DATA FOR THIS EXERCISE |

^^^^^^^^^^^^^^^^

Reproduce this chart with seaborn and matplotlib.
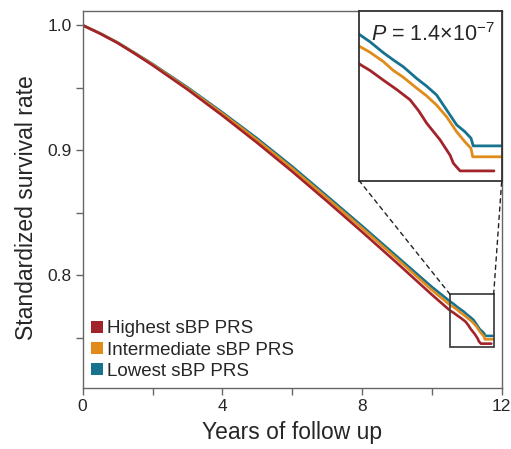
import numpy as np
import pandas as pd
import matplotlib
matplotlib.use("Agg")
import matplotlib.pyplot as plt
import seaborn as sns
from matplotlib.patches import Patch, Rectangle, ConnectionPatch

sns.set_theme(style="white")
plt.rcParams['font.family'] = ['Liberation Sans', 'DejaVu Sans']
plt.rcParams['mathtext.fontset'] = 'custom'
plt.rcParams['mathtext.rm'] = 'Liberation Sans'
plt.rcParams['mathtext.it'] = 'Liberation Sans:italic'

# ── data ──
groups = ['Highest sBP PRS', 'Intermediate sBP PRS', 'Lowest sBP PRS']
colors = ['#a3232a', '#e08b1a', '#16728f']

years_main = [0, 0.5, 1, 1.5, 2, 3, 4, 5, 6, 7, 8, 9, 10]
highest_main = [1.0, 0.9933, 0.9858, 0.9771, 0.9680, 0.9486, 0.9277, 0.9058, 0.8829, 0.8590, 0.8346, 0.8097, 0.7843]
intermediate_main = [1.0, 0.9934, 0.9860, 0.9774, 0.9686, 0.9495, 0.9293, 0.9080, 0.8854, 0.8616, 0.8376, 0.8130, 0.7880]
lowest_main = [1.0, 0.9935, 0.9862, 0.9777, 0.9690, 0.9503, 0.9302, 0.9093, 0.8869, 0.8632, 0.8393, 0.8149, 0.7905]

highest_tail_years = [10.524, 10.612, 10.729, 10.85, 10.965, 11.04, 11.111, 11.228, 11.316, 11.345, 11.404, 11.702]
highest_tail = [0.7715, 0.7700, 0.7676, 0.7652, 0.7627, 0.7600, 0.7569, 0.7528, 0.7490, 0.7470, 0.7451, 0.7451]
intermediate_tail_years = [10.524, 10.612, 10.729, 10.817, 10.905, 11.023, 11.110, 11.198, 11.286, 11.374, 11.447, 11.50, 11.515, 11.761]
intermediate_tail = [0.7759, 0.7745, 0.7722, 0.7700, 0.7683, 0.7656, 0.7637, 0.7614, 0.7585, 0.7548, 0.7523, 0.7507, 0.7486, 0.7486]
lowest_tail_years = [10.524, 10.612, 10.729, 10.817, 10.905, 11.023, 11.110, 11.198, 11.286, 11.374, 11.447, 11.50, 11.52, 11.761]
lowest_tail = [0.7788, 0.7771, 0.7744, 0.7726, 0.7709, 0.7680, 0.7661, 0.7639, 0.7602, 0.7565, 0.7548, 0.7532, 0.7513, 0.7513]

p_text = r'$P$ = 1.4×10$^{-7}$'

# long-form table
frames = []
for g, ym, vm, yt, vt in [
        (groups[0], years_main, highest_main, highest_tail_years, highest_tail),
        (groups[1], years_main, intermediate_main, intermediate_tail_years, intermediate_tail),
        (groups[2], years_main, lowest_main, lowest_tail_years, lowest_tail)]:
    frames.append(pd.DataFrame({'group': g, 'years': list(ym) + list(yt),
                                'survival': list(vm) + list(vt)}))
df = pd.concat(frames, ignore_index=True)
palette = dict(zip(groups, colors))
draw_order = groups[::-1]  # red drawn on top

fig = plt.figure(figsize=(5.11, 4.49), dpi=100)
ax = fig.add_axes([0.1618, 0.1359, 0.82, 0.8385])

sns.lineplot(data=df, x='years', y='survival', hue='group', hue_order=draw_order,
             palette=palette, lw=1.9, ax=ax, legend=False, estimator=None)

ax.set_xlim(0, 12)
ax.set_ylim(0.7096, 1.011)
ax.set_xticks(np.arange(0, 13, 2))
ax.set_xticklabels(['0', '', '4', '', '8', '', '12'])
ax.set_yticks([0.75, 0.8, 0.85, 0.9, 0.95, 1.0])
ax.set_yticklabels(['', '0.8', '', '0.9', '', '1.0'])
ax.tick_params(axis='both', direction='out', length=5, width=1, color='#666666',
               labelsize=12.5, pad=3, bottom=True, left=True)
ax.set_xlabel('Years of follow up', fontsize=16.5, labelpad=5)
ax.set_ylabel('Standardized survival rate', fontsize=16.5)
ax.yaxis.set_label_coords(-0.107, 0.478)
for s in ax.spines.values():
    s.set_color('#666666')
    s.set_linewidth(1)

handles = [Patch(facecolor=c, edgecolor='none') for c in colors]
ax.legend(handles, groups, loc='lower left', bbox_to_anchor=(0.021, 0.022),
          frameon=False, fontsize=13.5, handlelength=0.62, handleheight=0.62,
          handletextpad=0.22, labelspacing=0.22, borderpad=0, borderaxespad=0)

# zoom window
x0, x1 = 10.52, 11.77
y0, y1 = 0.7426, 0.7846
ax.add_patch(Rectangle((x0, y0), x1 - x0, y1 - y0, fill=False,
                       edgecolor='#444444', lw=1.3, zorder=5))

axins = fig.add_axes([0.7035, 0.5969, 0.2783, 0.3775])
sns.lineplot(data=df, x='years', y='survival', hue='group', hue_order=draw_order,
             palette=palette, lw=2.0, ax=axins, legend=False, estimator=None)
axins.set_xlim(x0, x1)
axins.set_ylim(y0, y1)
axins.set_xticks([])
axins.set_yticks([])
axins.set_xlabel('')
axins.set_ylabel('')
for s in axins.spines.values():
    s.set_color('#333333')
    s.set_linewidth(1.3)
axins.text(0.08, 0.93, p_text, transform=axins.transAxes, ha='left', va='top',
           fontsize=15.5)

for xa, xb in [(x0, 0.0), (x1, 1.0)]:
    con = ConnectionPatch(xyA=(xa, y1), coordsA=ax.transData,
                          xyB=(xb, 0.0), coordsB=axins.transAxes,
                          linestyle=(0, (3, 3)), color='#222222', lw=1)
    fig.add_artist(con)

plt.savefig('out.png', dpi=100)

^^^^^^^^^^^^^^^^

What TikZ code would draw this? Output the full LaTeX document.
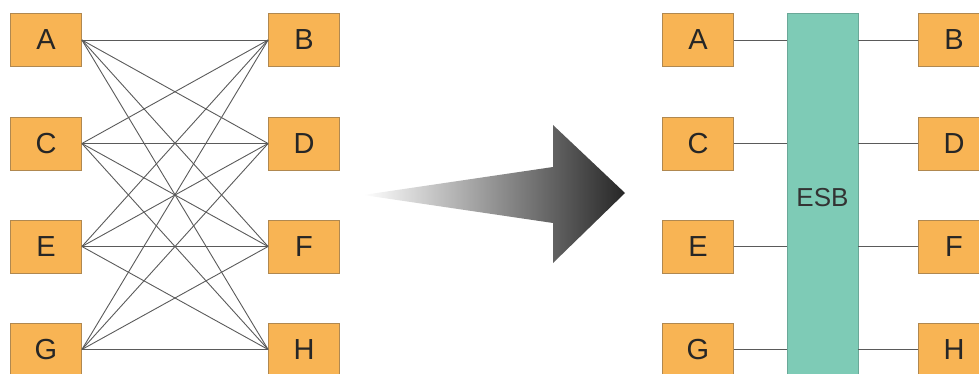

^^^^^^^^^^^^^^^^

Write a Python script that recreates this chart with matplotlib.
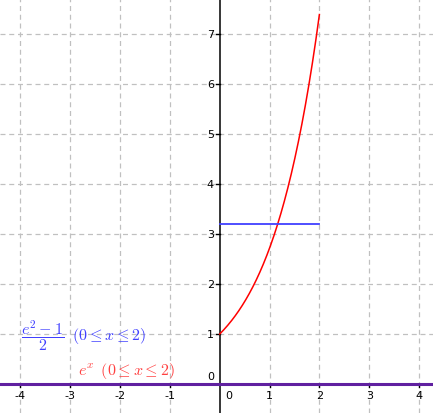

^^^^^^^^^^^^^^^^

AIM OF THE EXERCISE |
Looking above, find the stretch of lines that opens with the one holding "Reproduce this chart" and closes with the one holding "0.8393, 0.8149, 0.7905]". Copy it exactly, pictures excluded.

PROBLEM SOLUTION |
Reproduce this chart with seaborn and matplotlib.
import numpy as np
import pandas as pd
import matplotlib
matplotlib.use("Agg")
import matplotlib.pyplot as plt
import seaborn as sns
from matplotlib.patches import Patch, Rectangle, ConnectionPatch

sns.set_theme(style="white")
plt.rcParams['font.family'] = ['Liberation Sans', 'DejaVu Sans']
plt.rcParams['mathtext.fontset'] = 'custom'
plt.rcParams['mathtext.rm'] = 'Liberation Sans'
plt.rcParams['mathtext.it'] = 'Liberation Sans:italic'

# ── data ──
groups = ['Highest sBP PRS', 'Intermediate sBP PRS', 'Lowest sBP PRS']
colors = ['#a3232a', '#e08b1a', '#16728f']

years_main = [0, 0.5, 1, 1.5, 2, 3, 4, 5, 6, 7, 8, 9, 10]
highest_main = [1.0, 0.9933, 0.9858, 0.9771, 0.9680, 0.9486, 0.9277, 0.9058, 0.8829, 0.8590, 0.8346, 0.8097, 0.7843]
intermediate_main = [1.0, 0.9934, 0.9860, 0.9774, 0.9686, 0.9495, 0.9293, 0.9080, 0.8854, 0.8616, 0.8376, 0.8130, 0.7880]
lowest_main = [1.0, 0.9935, 0.9862, 0.9777, 0.9690, 0.9503, 0.9302, 0.9093, 0.8869, 0.8632, 0.8393, 0.8149, 0.7905]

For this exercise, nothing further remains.